Just because you think you learned all the closed guard basics doesn’t mean your competent from the position. Ideally, you should be able to submit people from closed guard just as likely as you would from another position. The reason you think you can’t is because you haven’t trained it well enough.

It wasn’t until my late blue belt, early purple belt time when I actually started using my closed guard well. When I was a blue belt, I tried to spend a lot of time there because I didn’t want to become the purple, brown, or black belt that had a poor closed guard.

The first thing you need to be able to do to have a great closed guard is keep people in our closed guard.
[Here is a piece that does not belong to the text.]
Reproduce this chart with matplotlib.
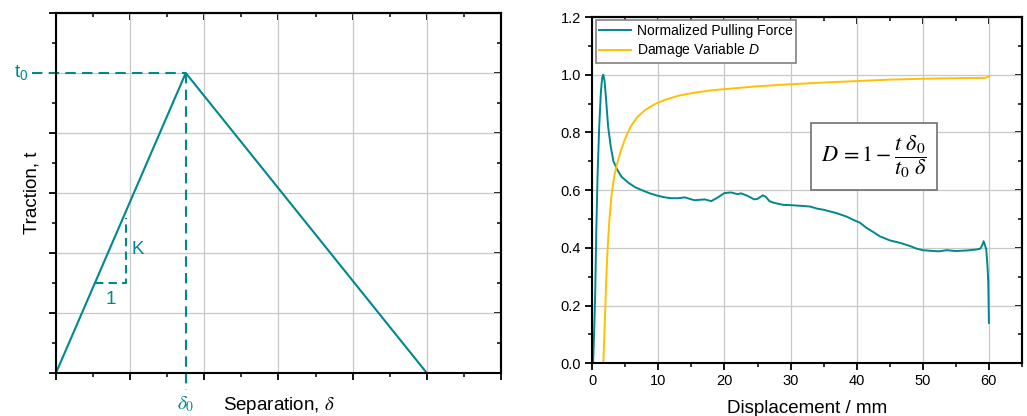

I’ve noticed many grapplers rush to open their guard the second someone tries to open it. Sometimes you should, but often times you want to keep your guard. The big rule here is only open your guard when you want to, not when your opponent does.

To keep people locked in the guard, you need to learn how to keep their posture broken. If the top player maintains good posture, they will either open your guard or you just won’t be able to attack them. When trying to control our opponent’s from closed guard, we need to use our entire bodies and not just our arms.

Shawn Williams is one of the earliest Americans to get their black belts in Brazilian Jiu Jitsu. This Renzo Gracie black belt is a master of the old school positions, especially closed guard. In the following video, Shawn shows how to break down the top player’s posture and keep them down. See below:

As Shawn mentions, it’s important to place emphasis on the use of the legs for control when playing closed guard. Not only will they help you break down your opponent’s posture, but it will help you keep it broken. After breaking posture, you want to bring your guard higher, as that is a harder position to posture from.